Everywhere in Cuba, the dramatic display of American affluence and worldiness far exceeded anything anyone had dreamed of. Even accounting for bragging, there was no doubt but that the standard of living 90 miles across the Ocean in Florida was far superior to anything in Cuba.
"We were shocked," said Gonzalez. "We couldn't believe it. Everyone was talking about it. From that time on, everyone wanted to go to America."
Gonzalez began writing anew to authorities for permission to leave early the next year. He applied to go as a relative of his aunt in Florida. Twice he was rejected. Finally, he decided to apply as her son, and earlier this year he was given permission to leave.
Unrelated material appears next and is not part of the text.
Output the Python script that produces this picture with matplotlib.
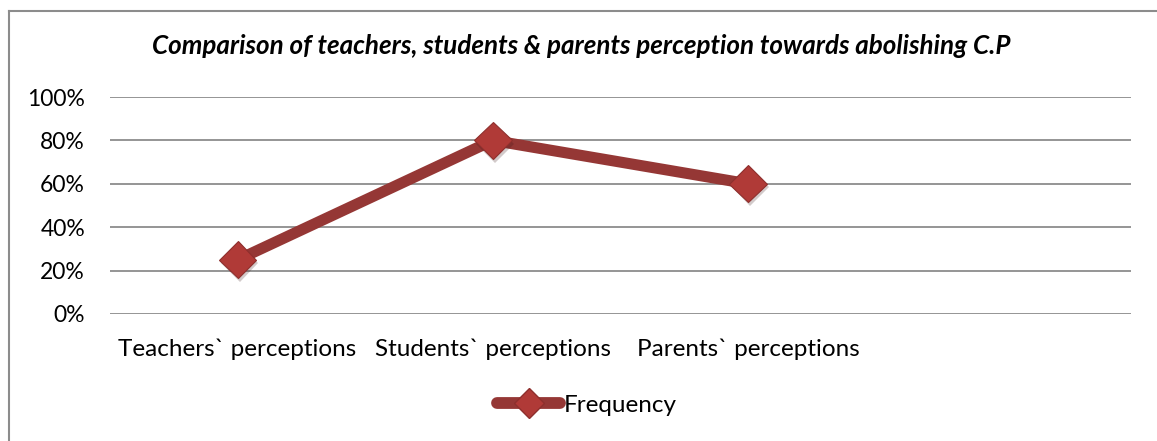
import matplotlib
matplotlib.use("Agg")
import matplotlib.pyplot as plt
from matplotlib.lines import Line2D
import matplotlib.patheffects as pe

categories = ["Teachers` perceptions", "Students` perceptions", "Parents` perceptions", ""]
series_name = "Frequency"
values = [25, 80, 60]
yticks = [0, 20, 40, 60, 80, 100]
ytick_labels = ["0%", "20%", "40%", "60%", "80%", "100%"]
title = "Comparison of teachers, students & parents perception towards abolishing C.P"

plt.rcParams['font.family'] = ['Lato', 'DejaVu Sans']

W, H = 1157, 441
fig = plt.figure(figsize=(W / 100, H / 100), dpi=100)
ax = fig.add_axes([110 / W, (H - 314) / H, (1131 - 110) / W, (314 - 97) / H])

line_color = "#953735"
marker_color = "#B03A37"

for y in yticks:
    ax.axhline(y, color="#8C8C8C", lw=1.3, zorder=1)

x = list(range(len(values)))
ax.plot(x, values, color=line_color, lw=8, solid_capstyle="round", zorder=3)
ax.plot(x, values, ls="none", marker="D", markersize=19, markerfacecolor=marker_color,
        markeredgecolor="#8E2F2D", markeredgewidth=0.8, zorder=4,
        path_effects=[pe.SimplePatchShadow(offset=(1.5, -2.5), alpha=0.22), pe.Normal()])

ax.set_xlim(-0.5, len(categories) - 0.5)
ax.set_ylim(0, 100)
ax.set_yticks(yticks)
ax.set_yticklabels(ytick_labels, fontsize=16.5)
ax.set_xticks(range(len(categories)))
ax.set_xticklabels(categories, fontsize=17.5)
ax.tick_params(axis="both", length=0, colors="black")
ax.tick_params(axis="y", pad=18)
ax.tick_params(axis="x", pad=18)
for s in ax.spines.values():
    s.set_visible(False)

fig.text(581 / W, 1 - 46 / H, title, ha="center", va="center", fontsize=18.7,
         fontweight="bold", fontstyle="italic")

handle = Line2D([0], [0], color=line_color, lw=8.5, marker="D", markersize=15,
                markerfacecolor=marker_color, markeredgecolor="#8E2F2D", solid_capstyle="round")
fig.legend([handle], [series_name], loc="center", bbox_to_anchor=(587 / W, 1 - 405 / H),
           frameon=False, fontsize=17.5, handlelength=2.6, handletextpad=0.15)

# outer chart border (left and top visible)
fig.add_artist(Line2D([9 / W, 9 / W], [0, 1 - 11 / H], color="#8C8C8C", lw=1.5))
fig.add_artist(Line2D([9 / W, 1], [1 - 11 / H, 1 - 11 / H], color="#8C8C8C", lw=1.5))

fig.savefig("out.png", dpi=100, facecolor="white")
But the prospect for immediate departure was bleak. To begin with, Cuban authorities were nervous about the impact of the visits of the Cuban-Americans. Further complicating the matter was the mysterious appearance on the shortwave radios of some of Gonzalez's friends of an illegal broadcast by a man who called himself David. g
David's broadcasts began in July or August of 1979. He said he was located somewhere in the same mountains in which Castro had hidden during his revolutionary days. On Mondays, Wednesdays and Fridays, between 9 and 10 p.m., David would crackle onto the airwaves with stories about how some Cuban ambassador overseas was supporting three mistresses in three different luxury apartments, and another Cuban ambassador was driving around in huge cars while the Cuban people were starving.
Almost immediately, the spying on neighbors by the local Communist party members was stepped up. People, already cautious, closed window shades even tighter and sat in inner rooms to listen to David's broadcasts and those of the Voice of America.
So when Gonzalez happened to hear on the Cuban government radio broadcast at 7 a.m. on April 4 that the guards outside the Peruvian Embassy gates were being withdrawn, he decided on the spot that the time to leave was then or never.
Without leaving a note to other family members who shared the three-bedroom house, without packing a bag or taking a raincoat or food save for three tins of condensed milk, Mario grabbed his wife and stepdaughter and ran to the embassy.
Outside its gates, crowds surged forward, many trying to get inside, others beating and kicking them. Finally, Gonzalez slipped his family around a large group trying to fight police and angry crowds and stepped into the jammed compound.
Ten days later, after those inside heard a Voice of America broadcast saying that Cuba had pledged to allow them to leave the country, he and most everyone else left for home to begin the vigil for word that they could leave for the port of Mariel and then to Florida.
After six days locked inside their house with other family members, terrified at what they had done, and beseiged by angry neighbors outside, they received permission.
Friday night, only hours after arriving by plane from Miami at National Airport, Gonzalez watched as his daughter played with a toy tugboat similar to the one that had brought them to Florida.
"It's still a dream," he said. "It's still a dream."